--- Task directions ---
Tell me how many lines hold "that", please, using only the number.

--- Task data ---
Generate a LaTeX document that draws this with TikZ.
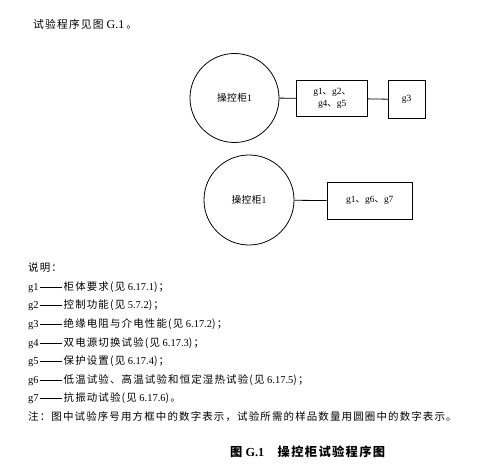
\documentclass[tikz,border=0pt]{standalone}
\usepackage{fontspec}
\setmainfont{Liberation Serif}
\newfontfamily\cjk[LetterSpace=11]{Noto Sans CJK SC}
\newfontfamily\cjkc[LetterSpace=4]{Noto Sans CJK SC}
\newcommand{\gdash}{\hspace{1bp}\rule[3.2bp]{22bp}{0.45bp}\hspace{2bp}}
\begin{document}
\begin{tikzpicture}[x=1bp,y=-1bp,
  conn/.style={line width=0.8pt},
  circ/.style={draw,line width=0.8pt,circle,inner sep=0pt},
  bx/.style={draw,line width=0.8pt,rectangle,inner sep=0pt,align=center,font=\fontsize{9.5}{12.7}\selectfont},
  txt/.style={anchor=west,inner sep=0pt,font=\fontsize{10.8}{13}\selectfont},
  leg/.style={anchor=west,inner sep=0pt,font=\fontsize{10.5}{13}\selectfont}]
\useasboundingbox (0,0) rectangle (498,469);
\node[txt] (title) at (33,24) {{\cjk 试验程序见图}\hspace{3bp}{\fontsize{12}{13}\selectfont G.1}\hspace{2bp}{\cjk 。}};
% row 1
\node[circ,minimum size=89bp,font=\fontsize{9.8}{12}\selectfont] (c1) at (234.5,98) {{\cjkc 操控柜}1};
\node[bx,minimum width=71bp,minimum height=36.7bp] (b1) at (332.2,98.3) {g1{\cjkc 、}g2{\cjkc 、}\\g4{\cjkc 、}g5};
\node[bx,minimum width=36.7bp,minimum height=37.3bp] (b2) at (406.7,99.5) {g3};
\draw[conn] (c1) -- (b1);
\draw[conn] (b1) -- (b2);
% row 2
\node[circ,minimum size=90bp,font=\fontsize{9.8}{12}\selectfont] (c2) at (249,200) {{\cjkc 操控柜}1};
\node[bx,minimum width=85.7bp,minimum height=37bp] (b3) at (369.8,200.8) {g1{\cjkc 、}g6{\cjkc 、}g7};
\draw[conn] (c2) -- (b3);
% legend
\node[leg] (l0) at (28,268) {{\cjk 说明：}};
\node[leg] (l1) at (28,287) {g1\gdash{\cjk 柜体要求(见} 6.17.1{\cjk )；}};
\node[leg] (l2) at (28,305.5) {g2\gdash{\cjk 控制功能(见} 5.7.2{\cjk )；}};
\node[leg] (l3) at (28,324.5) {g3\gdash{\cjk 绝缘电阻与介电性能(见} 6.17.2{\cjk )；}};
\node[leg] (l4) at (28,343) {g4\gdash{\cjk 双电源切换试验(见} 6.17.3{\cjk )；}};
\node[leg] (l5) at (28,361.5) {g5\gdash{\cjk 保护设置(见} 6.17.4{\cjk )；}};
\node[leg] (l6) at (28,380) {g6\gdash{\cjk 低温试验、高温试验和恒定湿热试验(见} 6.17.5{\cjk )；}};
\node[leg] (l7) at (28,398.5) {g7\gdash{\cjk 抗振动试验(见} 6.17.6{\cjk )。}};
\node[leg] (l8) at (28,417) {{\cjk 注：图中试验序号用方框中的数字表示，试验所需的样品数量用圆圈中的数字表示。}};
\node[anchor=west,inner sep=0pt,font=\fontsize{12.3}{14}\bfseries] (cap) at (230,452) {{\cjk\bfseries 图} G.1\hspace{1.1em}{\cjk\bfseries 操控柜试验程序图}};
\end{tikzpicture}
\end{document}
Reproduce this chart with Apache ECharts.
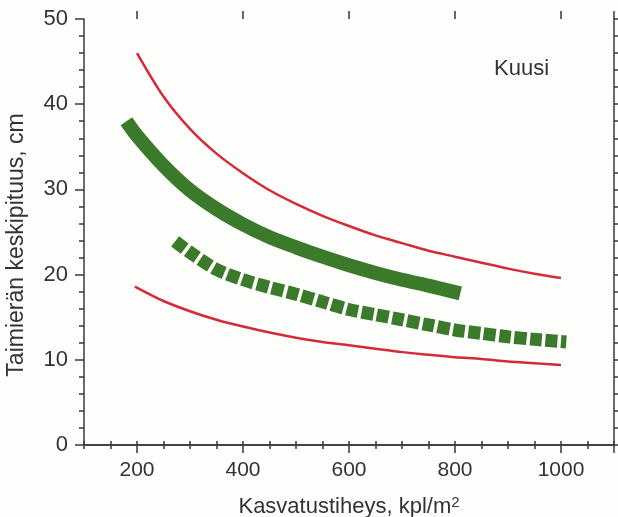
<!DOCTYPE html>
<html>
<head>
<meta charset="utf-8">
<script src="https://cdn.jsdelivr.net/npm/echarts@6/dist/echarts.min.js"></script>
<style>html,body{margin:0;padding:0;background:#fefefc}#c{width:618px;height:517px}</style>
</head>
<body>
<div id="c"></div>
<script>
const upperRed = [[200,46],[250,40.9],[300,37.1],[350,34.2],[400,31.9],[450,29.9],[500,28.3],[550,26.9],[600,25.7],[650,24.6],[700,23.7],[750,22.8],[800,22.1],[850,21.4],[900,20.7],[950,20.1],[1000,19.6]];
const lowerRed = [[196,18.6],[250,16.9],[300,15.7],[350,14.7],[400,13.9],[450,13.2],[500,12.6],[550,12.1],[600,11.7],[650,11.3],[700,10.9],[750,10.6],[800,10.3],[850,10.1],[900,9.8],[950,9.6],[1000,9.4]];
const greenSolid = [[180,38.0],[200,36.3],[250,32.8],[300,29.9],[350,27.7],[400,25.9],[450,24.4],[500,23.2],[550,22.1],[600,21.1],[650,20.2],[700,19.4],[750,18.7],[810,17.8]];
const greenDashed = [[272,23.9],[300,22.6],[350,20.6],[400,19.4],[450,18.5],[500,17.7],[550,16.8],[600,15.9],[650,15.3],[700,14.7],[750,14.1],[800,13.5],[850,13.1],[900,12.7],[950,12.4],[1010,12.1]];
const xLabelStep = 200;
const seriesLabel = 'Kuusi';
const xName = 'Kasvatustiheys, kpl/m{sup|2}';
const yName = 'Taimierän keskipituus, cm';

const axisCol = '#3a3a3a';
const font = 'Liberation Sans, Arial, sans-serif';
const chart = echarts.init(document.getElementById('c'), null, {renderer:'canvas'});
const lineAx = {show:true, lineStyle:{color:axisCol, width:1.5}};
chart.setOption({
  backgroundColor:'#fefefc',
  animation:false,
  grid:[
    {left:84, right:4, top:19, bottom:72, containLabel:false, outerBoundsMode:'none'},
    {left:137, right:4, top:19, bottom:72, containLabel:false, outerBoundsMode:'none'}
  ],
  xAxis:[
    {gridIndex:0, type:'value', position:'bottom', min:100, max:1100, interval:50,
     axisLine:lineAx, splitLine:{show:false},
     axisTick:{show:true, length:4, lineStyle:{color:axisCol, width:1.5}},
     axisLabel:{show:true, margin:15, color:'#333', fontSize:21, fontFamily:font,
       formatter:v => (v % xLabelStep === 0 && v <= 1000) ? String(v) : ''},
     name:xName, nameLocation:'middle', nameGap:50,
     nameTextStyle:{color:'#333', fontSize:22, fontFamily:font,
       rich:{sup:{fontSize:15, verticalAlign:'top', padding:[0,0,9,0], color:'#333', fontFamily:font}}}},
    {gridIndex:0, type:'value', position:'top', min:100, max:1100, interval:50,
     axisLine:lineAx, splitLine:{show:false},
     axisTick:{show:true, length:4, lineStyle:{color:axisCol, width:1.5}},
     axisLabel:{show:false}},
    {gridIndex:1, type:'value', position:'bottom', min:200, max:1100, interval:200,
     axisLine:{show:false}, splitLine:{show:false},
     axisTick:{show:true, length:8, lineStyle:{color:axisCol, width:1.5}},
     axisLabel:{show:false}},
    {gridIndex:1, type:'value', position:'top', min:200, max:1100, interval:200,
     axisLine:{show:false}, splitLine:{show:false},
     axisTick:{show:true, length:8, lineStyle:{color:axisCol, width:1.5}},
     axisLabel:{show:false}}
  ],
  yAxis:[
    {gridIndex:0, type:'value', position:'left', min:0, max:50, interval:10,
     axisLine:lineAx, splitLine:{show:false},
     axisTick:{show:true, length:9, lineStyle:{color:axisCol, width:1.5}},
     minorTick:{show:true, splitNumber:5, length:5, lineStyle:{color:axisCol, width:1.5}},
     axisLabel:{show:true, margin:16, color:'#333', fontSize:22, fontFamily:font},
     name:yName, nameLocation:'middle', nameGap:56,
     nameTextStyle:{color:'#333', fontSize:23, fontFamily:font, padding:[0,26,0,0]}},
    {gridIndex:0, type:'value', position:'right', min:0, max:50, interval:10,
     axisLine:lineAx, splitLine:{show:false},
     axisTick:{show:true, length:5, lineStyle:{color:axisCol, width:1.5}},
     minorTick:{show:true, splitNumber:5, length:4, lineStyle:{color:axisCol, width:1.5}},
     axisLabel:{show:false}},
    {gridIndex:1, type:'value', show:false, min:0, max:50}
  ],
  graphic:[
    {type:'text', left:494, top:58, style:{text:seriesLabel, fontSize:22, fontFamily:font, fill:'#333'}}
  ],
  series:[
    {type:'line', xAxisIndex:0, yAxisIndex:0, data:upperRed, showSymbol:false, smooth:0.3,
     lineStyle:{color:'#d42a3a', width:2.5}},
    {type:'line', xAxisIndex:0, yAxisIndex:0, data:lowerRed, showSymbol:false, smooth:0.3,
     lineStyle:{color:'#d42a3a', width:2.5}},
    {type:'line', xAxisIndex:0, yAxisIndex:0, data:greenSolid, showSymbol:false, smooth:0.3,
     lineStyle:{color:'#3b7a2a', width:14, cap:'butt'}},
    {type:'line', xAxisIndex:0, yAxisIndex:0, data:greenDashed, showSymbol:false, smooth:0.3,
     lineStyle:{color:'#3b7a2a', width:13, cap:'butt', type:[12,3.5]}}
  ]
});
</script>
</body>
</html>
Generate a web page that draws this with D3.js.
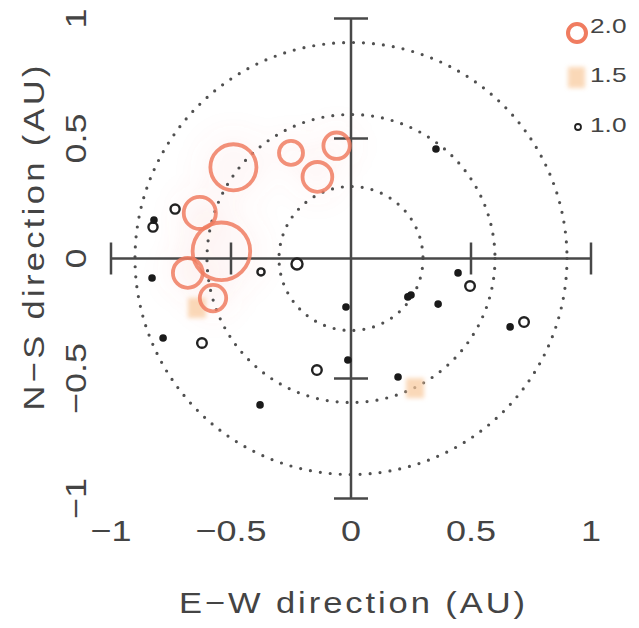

--- Task solution ---
2